2016 saw RGE group of companies member, the APRIL group host a visit by none other than Professor Mahbubani and his colleagues. The group was visiting regions such as the Kampar Peninsula and the APRIL group’s pulp operations, as well as the eco-restoration project, a mission held in very high regard by APRIL group founder and entrepreneur, Sukanto Tanoto. Additionally, the Professor and colleagues also had the opportunity to visit and tour community development sites and schools supported by RGE and the Tanoto Foundation.
As a Professor in the Practice of Public Policy and the Dean of the Lee Kuan School of Public Policy in Singapore, Kishore Mahbubani is a highly esteemed expert in his field, also having served 33 years in Singapore’s diplomatic service. As such, Professor Mahbubani is well known as an expert in both Asian and world affairs.
It was a great honor for the RGE group of companies and its founder, Mr. Tanoto, to host Professor Mahbubani and his colleagues, and their observations and reflections regarding RGE were well received.
Reflections on the haze
Professor Mahbubani reflects on his visit; ‘The visit achieved two objectives I had set for my team and myself.
First, I learned that the haze is clearly a complex, long-term and multi-dimensional problem. There’s no silver bullet for it, and no short-term fixes… Because the problem is complex and long-term in nature, Singaporeans have to accept that the haze is not something that will disappear overnight. And because the haze is also a multi-dimensional problem, the solutions to it will have to come from many stakeholders – not just the government, nor just plantation owners, but also from civil society, local communities and consumers at large. This requires a high level of sustained policy coordination across multiple sectors and jurisdictions.’
Reflections on RGE sustainability efforts
‘I was heartened to see that RGE took its environmental responsibilities very seriously. Its sustainability programme is professionally managed, and it seeks to adopt the highest standards in the paper and pulp industry. It also engages environmental NGOs and local communities quite intensively.
I was also struck by the efforts taken by RGE to prevent fires from occurring – the Fire-free Village Programme is one of those rare ideas that is good for the environment, for the business, and for the local community. I hope this programme can be implemented more widely in the Riaus.

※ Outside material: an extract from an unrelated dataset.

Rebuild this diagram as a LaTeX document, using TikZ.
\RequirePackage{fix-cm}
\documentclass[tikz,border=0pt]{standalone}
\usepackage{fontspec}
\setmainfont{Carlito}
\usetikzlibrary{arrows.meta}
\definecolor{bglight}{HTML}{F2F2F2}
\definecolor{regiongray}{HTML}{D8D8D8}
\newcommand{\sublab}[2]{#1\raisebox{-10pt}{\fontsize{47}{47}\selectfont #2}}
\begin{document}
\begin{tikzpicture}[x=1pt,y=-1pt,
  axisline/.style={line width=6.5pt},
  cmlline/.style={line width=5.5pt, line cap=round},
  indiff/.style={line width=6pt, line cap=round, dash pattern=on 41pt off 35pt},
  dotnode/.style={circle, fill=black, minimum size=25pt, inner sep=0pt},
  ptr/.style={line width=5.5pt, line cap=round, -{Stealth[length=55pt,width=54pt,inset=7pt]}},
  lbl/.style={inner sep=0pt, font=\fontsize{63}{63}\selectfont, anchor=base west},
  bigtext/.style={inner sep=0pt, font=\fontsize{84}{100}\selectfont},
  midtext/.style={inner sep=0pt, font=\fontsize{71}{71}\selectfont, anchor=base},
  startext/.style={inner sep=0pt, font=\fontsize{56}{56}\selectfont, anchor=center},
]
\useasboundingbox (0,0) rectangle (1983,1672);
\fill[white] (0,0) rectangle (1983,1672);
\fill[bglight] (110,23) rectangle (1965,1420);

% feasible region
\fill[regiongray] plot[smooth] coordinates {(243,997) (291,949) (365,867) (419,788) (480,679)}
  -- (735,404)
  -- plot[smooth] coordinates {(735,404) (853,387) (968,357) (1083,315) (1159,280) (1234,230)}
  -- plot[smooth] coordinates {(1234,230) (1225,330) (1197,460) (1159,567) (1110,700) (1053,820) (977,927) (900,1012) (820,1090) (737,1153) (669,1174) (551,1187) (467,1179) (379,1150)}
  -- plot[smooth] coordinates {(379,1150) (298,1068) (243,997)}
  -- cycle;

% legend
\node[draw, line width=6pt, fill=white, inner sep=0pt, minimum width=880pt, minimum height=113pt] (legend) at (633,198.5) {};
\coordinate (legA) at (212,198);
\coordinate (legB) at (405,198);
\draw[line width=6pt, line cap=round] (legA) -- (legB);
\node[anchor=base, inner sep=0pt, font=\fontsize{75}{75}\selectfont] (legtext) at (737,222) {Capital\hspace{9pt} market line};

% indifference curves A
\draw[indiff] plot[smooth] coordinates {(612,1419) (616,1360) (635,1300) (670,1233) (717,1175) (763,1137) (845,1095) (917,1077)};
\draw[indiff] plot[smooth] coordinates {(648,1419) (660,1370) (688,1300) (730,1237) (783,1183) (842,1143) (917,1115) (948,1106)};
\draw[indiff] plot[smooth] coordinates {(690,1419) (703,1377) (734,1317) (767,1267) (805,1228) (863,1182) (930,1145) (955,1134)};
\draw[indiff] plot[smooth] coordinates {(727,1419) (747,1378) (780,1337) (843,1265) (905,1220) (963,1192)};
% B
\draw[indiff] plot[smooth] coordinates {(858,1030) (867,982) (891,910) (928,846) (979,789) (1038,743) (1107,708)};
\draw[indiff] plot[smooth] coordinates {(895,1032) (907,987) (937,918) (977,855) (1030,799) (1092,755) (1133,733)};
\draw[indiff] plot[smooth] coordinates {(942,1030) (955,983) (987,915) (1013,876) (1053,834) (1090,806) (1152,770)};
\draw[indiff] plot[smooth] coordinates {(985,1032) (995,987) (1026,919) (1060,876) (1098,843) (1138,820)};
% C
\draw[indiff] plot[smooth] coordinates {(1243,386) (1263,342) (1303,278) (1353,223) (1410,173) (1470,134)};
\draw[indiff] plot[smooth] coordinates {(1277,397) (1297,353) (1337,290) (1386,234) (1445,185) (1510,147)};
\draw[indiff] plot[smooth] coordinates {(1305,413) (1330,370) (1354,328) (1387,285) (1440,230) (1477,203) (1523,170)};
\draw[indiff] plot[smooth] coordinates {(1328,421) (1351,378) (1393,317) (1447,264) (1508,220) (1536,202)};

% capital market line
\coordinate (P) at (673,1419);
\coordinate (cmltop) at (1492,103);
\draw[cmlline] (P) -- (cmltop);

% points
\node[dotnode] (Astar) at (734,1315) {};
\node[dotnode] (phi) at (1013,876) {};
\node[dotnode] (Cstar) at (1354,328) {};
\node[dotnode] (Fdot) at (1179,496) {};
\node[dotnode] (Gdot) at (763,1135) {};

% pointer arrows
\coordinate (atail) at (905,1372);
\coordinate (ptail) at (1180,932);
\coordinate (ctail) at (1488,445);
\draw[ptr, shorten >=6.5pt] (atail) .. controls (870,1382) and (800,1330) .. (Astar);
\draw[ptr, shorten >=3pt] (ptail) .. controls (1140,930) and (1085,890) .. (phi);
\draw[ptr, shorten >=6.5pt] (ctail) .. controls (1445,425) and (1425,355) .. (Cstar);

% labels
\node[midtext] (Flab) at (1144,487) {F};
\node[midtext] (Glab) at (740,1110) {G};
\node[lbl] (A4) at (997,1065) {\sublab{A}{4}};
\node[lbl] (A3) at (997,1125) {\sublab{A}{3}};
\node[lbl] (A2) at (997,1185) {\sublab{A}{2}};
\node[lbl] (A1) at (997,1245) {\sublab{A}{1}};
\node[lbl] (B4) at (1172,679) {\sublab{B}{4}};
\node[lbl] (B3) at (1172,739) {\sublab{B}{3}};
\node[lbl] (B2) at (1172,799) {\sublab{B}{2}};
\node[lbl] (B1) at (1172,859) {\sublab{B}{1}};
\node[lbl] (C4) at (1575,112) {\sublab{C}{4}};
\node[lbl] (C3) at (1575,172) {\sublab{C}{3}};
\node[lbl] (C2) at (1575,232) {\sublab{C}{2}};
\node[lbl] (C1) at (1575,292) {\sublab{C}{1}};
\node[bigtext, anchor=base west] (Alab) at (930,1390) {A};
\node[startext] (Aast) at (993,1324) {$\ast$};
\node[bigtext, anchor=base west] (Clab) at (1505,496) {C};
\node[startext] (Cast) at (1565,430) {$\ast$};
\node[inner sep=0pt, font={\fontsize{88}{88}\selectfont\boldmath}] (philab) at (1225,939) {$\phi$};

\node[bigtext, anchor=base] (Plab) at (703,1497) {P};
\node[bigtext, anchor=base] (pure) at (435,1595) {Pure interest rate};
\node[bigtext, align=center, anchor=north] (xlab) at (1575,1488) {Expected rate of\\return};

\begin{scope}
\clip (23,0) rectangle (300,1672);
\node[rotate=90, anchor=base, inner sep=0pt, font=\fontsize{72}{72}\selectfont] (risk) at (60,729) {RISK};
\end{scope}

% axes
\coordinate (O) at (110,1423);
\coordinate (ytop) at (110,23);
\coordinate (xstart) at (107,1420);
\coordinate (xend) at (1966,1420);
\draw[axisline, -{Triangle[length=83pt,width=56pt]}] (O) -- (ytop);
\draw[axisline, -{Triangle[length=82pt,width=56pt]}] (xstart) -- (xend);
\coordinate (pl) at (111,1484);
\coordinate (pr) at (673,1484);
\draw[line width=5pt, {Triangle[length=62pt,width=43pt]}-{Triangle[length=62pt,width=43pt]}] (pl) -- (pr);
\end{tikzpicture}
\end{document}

Reflections on economic development
‘While RGE is clearly a very successful and well-managed company, and its rapid growth has clearly “spilled over” to the nearby town of Kerinci, the fact remains that there are too few of such success stories in Indonesia.
Economic development requires as much investment by the state as it does by private companies. As Amartya Sen once said, development requires the invisible hand of markets to be complemented by the visible hand of governments.’